Stored records ::
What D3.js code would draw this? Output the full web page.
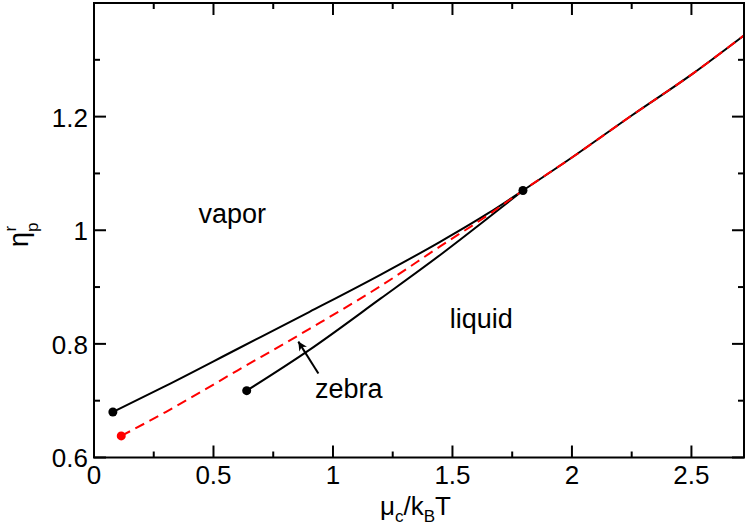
<!DOCTYPE html>
<html lang="en">
<head>
  <meta charset="UTF-8">
  <title>Phase diagram</title>
  <script src="https://d3js.org/d3.v7.min.js"></script>
  <style>
    body { margin: 0; padding: 0; background: #fff; }
    svg { display: block; font-family: "Liberation Sans", Arial, sans-serif; }
    .frame { fill: none; stroke: #000; stroke-width: 2px; }
    .tick-label { font-size: 26px; fill: #000; }
    .curve { fill: none; stroke-width: 2px; }
  </style>
</head>
<body>
  <div id="chart"></div>
  <script>
// vapor/liquid boundary (black, continues past the critical point)
const binodalMu  = [0.079, 0.3, 0.6, 0.9, 1.2, 1.45, 1.65, 1.795, 2.0, 2.25, 2.5, 2.72];
const binodalEta = [0.680, 0.726, 0.791, 0.856, 0.922, 0.980, 1.030, 1.070, 1.128, 1.202, 1.274, 1.343];

// red dashed line
const dashedMu  = [0.114, 0.3, 0.6, 0.9, 1.2, 1.45, 1.65, 1.795, 2.0, 2.25, 2.5, 2.72];
const dashedEta = [0.638, 0.680, 0.753, 0.826, 0.902, 0.972, 1.027, 1.070, 1.128, 1.202, 1.274, 1.343];

// zebra boundary (black, lower branch)
const zebraMu  = [0.639, 0.9, 1.2, 1.45, 1.65, 1.795];
const zebraEta = [0.7176, 0.789, 0.880, 0.957, 1.022, 1.070];

// end points
const blackDots = [[0.079, 0.680], [0.639, 0.7176], [1.795, 1.070]];
const redDots = [[0.114, 0.638]];

const xTicks = [0, 0.5, 1, 1.5, 2, 2.5];
const xMinor = [0.25, 0.75, 1.25, 1.75, 2.25];
const yTicks = [0.6, 0.8, 1.0, 1.2, 1.4];
const yMinor = [0.7, 0.9, 1.1, 1.3];
const yLabels = ["0.6", "0.8", "1", "1.2", ""];

const width = 747, height = 525;
const plotLeft = 94, plotRight = 744, plotTop = 3, plotBottom = 457.5;

const x = d3.scaleLinear().domain([0, 2.72]).range([plotLeft, plotRight]);
const y = d3.scaleLinear().domain([0.6, 1.4]).range([plotBottom, plotTop]);

const svg = d3.select("#chart").append("svg")
  .attr("width", width)
  .attr("height", height);

const zip = (a, b) => a.map((v, i) => [v, b[i]]);
const line = d3.line().x(d => x(d[0])).y(d => y(d[1])).curve(d3.curveMonotoneX);

// curves
svg.append("path").attr("class", "curve")
  .attr("stroke", "#000")
  .attr("d", line(zip(binodalMu, binodalEta)));
svg.append("path").attr("class", "curve")
  .attr("stroke", "#000")
  .attr("d", line(zip(zebraMu, zebraEta)));
svg.append("path").attr("class", "curve")
  .attr("stroke", "#ff0000")
  .attr("stroke-dasharray", "10,6")
  .attr("d", line(zip(dashedMu, dashedEta)));

svg.append("g").selectAll("circle")
  .data(blackDots).join("circle")
  .attr("cx", d => x(d[0])).attr("cy", d => y(d[1]))
  .attr("r", 4.5).attr("fill", "#000");
svg.append("g").selectAll("circle")
  .data(redDots).join("circle")
  .attr("cx", d => x(d[0])).attr("cy", d => y(d[1]))
  .attr("r", 4.5).attr("fill", "#ff0000");

// ticks, pointing inwards on all four sides
const majorLen = 12, minorLen = 6;
const ticks = svg.append("g").attr("stroke", "#000").attr("stroke-width", 2);
function hTicks(vals, len) {
  vals.forEach(v => {
    ticks.append("line").attr("x1", x(v)).attr("x2", x(v))
      .attr("y1", plotBottom).attr("y2", plotBottom - len);
    ticks.append("line").attr("x1", x(v)).attr("x2", x(v))
      .attr("y1", plotTop).attr("y2", plotTop + len);
  });
}
function vTicks(vals, len) {
  vals.forEach(v => {
    ticks.append("line").attr("y1", y(v)).attr("y2", y(v))
      .attr("x1", plotLeft).attr("x2", plotLeft + len);
    ticks.append("line").attr("y1", y(v)).attr("y2", y(v))
      .attr("x1", plotRight).attr("x2", plotRight - len);
  });
}
hTicks(xTicks, majorLen);
hTicks(xMinor, minorLen);
vTicks(yTicks, majorLen);
vTicks(yMinor, minorLen);

svg.append("rect").attr("class", "frame")
  .attr("x", plotLeft).attr("y", plotTop)
  .attr("width", plotRight - plotLeft).attr("height", plotBottom - plotTop);

// tick labels
svg.append("g").selectAll("text")
  .data(xTicks).join("text")
  .attr("class", "tick-label")
  .attr("x", d => x(d)).attr("y", 483.5)
  .attr("text-anchor", "middle")
  .text(d => d);
svg.append("g").selectAll("text")
  .data(yTicks).join("text")
  .attr("class", "tick-label")
  .attr("x", plotLeft - 6).attr("y", d => y(d))
  .attr("dy", "0.38em")
  .attr("text-anchor", "end")
  .text((d, i) => yLabels[i]);

// axis titles
const xt = svg.append("text").attr("x", 380).attr("y", 515).attr("font-size", 26);
xt.append("tspan").text("μ");
xt.append("tspan").attr("font-size", 17).attr("dy", 7).text("c");
xt.append("tspan").attr("dy", -7).text("/k");
xt.append("tspan").attr("font-size", 17).attr("dy", 7).text("B");
xt.append("tspan").attr("dy", -7).text("T");

const yt = svg.append("text")
  .attr("transform", "translate(28,247) rotate(-90)")
  .attr("font-size", 27);
yt.append("tspan").text("η");
yt.append("tspan").attr("font-size", 17).attr("dy", 10).text("p");
yt.append("tspan").attr("font-size", 17).attr("dx", -9).attr("dy", -22).text("r");

// region labels
const regionNames = ["vapor", "liquid", "zebra"];
const regionAt = [[0.437, 1.013], [1.489, 0.8275], [0.925, 0.704]];
svg.append("g").selectAll("text")
  .data(regionNames).join("text")
  .attr("font-size", 27)
  .attr("x", (d, i) => x(regionAt[i][0]))
  .attr("y", (d, i) => y(regionAt[i][1]))
  .text(d => d);

// arrow pointing at the zebra line
svg.append("defs").append("marker")
  .attr("id", "head")
  .attr("viewBox", "0 0 10 10")
  .attr("refX", 10).attr("refY", 5)
  .attr("markerWidth", 11).attr("markerHeight", 9)
  .attr("markerUnits", "userSpaceOnUse")
  .attr("orient", "auto")
  .append("path").attr("d", "M0,0 L10,5 L0,10 L3,5 Z").attr("fill", "#000");
svg.append("line")
  .attr("x1", x(0.939)).attr("y1", y(0.748))
  .attr("x2", x(0.855)).attr("y2", y(0.804))
  .attr("stroke", "#000").attr("stroke-width", 2)
  .attr("marker-end", "url(#head)");
  </script>
</body>
</html>
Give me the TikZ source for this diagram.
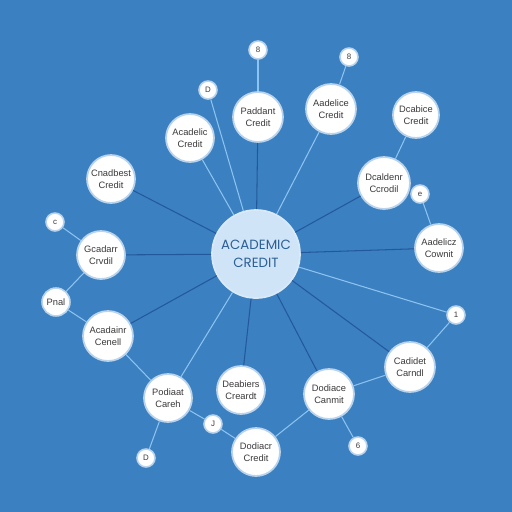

Work to do ::
Leave out the pictures and repeat the lines from the start of the material through the line with "1.027, 1.070, 1.128, 1.202, 1.274, 1.343];", inclusive.

Complete answer ::
What D3.js code would draw this? Output the full web page.
<!DOCTYPE html>
<html lang="en">
<head>
  <meta charset="UTF-8">
  <title>Phase diagram</title>
  <script src="https://d3js.org/d3.v7.min.js"></script>
  <style>
    body { margin: 0; padding: 0; background: #fff; }
    svg { display: block; font-family: "Liberation Sans", Arial, sans-serif; }
    .frame { fill: none; stroke: #000; stroke-width: 2px; }
    .tick-label { font-size: 26px; fill: #000; }
    .curve { fill: none; stroke-width: 2px; }
  </style>
</head>
<body>
  <div id="chart"></div>
  <script>
// vapor/liquid boundary (black, continues past the critical point)
const binodalMu  = [0.079, 0.3, 0.6, 0.9, 1.2, 1.45, 1.65, 1.795, 2.0, 2.25, 2.5, 2.72];
const binodalEta = [0.680, 0.726, 0.791, 0.856, 0.922, 0.980, 1.030, 1.070, 1.128, 1.202, 1.274, 1.343];

// red dashed line
const dashedMu  = [0.114, 0.3, 0.6, 0.9, 1.2, 1.45, 1.65, 1.795, 2.0, 2.25, 2.5, 2.72];
const dashedEta = [0.638, 0.680, 0.753, 0.826, 0.902, 0.972, 1.027, 1.070, 1.128, 1.202, 1.274, 1.343];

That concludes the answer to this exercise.